[Entries with chart source code]
......
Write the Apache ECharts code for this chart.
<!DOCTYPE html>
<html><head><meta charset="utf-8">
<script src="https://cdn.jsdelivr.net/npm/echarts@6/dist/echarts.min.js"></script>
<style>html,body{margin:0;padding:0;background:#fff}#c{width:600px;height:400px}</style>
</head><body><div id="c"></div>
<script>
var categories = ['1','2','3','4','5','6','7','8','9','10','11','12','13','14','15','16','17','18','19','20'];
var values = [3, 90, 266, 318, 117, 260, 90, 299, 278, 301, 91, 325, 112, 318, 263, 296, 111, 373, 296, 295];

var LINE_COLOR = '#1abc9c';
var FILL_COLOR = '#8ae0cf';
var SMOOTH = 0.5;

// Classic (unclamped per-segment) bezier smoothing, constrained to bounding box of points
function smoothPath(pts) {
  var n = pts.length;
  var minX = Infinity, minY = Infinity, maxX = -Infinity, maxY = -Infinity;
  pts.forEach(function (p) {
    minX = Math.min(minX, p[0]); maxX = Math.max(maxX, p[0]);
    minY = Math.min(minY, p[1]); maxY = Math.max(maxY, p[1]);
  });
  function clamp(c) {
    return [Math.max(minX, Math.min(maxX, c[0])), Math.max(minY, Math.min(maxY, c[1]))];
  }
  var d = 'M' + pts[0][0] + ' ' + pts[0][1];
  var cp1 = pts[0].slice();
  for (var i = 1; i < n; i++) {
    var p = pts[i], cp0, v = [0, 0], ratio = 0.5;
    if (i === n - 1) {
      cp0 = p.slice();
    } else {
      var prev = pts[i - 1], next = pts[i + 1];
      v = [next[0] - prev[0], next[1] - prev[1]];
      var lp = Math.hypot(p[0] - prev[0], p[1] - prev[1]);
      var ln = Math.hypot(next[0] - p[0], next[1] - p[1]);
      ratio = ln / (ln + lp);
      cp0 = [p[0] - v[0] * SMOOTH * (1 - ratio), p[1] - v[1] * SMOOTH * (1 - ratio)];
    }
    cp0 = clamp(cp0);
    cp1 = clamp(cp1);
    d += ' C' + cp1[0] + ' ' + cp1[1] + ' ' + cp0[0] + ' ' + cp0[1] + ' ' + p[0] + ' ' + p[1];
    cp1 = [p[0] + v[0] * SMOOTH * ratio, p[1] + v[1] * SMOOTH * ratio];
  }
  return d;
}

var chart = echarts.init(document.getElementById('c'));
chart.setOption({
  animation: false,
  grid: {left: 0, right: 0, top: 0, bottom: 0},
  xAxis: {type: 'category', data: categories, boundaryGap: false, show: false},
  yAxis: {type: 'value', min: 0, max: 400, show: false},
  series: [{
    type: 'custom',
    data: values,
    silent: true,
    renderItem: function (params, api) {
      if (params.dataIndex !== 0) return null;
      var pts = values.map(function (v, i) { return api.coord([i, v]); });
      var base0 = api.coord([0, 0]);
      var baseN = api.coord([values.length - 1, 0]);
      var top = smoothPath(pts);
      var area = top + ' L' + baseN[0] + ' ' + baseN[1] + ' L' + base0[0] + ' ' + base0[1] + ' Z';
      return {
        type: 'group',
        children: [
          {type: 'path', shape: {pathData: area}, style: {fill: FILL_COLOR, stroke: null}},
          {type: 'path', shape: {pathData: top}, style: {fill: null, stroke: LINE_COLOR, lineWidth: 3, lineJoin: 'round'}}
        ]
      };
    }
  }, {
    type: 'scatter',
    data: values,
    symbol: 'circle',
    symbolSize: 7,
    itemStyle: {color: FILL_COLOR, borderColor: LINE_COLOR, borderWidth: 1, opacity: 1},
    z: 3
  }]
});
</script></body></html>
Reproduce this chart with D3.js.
......
▶ **Directions**
Exactly reproduce the material above.

▶ **Solution**
Write the Apache ECharts code for this chart.
<!DOCTYPE html>
<html><head><meta charset="utf-8">
<script src="https://cdn.jsdelivr.net/npm/echarts@6/dist/echarts.min.js"></script>
<style>html,body{margin:0;padding:0;background:#fff}#c{width:600px;height:400px}</style>
</head><body><div id="c"></div>
<script>
var categories = ['1','2','3','4','5','6','7','8','9','10','11','12','13','14','15','16','17','18','19','20'];
var values = [3, 90, 266, 318, 117, 260, 90, 299, 278, 301, 91, 325, 112, 318, 263, 296, 111, 373, 296, 295];

var LINE_COLOR = '#1abc9c';
var FILL_COLOR = '#8ae0cf';
var SMOOTH = 0.5;

// Classic (unclamped per-segment) bezier smoothing, constrained to bounding box of points
function smoothPath(pts) {
  var n = pts.length;
  var minX = Infinity, minY = Infinity, maxX = -Infinity, maxY = -Infinity;
  pts.forEach(function (p) {
    minX = Math.min(minX, p[0]); maxX = Math.max(maxX, p[0]);
    minY = Math.min(minY, p[1]); maxY = Math.max(maxY, p[1]);
  });
  function clamp(c) {
    return [Math.max(minX, Math.min(maxX, c[0])), Math.max(minY, Math.min(maxY, c[1]))];
  }
  var d = 'M' + pts[0][0] + ' ' + pts[0][1];
  var cp1 = pts[0].slice();
  for (var i = 1; i < n; i++) {
    var p = pts[i], cp0, v = [0, 0], ratio = 0.5;
    if (i === n - 1) {
      cp0 = p.slice();
    } else {
      var prev = pts[i - 1], next = pts[i + 1];
      v = [next[0] - prev[0], next[1] - prev[1]];
      var lp = Math.hypot(p[0] - prev[0], p[1] - prev[1]);
      var ln = Math.hypot(next[0] - p[0], next[1] - p[1]);
      ratio = ln / (ln + lp);
      cp0 = [p[0] - v[0] * SMOOTH * (1 - ratio), p[1] - v[1] * SMOOTH * (1 - ratio)];
    }
    cp0 = clamp(cp0);
    cp1 = clamp(cp1);
    d += ' C' + cp1[0] + ' ' + cp1[1] + ' ' + cp0[0] + ' ' + cp0[1] + ' ' + p[0] + ' ' + p[1];
    cp1 = [p[0] + v[0] * SMOOTH * ratio, p[1] + v[1] * SMOOTH * ratio];
  }
  return d;
}

var chart = echarts.init(document.getElementById('c'));
chart.setOption({
  animation: false,
  grid: {left: 0, right: 0, top: 0, bottom: 0},
  xAxis: {type: 'category', data: categories, boundaryGap: false, show: false},
  yAxis: {type: 'value', min: 0, max: 400, show: false},
  series: [{
    type: 'custom',
    data: values,
    silent: true,
    renderItem: function (params, api) {
      if (params.dataIndex !== 0) return null;
      var pts = values.map(function (v, i) { return api.coord([i, v]); });
      var base0 = api.coord([0, 0]);
      var baseN = api.coord([values.length - 1, 0]);
      var top = smoothPath(pts);
      var area = top + ' L' + baseN[0] + ' ' + baseN[1] + ' L' + base0[0] + ' ' + base0[1] + ' Z';
      return {
        type: 'group',
        children: [
          {type: 'path', shape: {pathData: area}, style: {fill: FILL_COLOR, stroke: null}},
          {type: 'path', shape: {pathData: top}, style: {fill: null, stroke: LINE_COLOR, lineWidth: 3, lineJoin: 'round'}}
        ]
      };
    }
  }, {
    type: 'scatter',
    data: values,
    symbol: 'circle',
    symbolSize: 7,
    itemStyle: {color: FILL_COLOR, borderColor: LINE_COLOR, borderWidth: 1, opacity: 1},
    z: 3
  }]
});
</script></body></html>
Reproduce this chart with D3.js.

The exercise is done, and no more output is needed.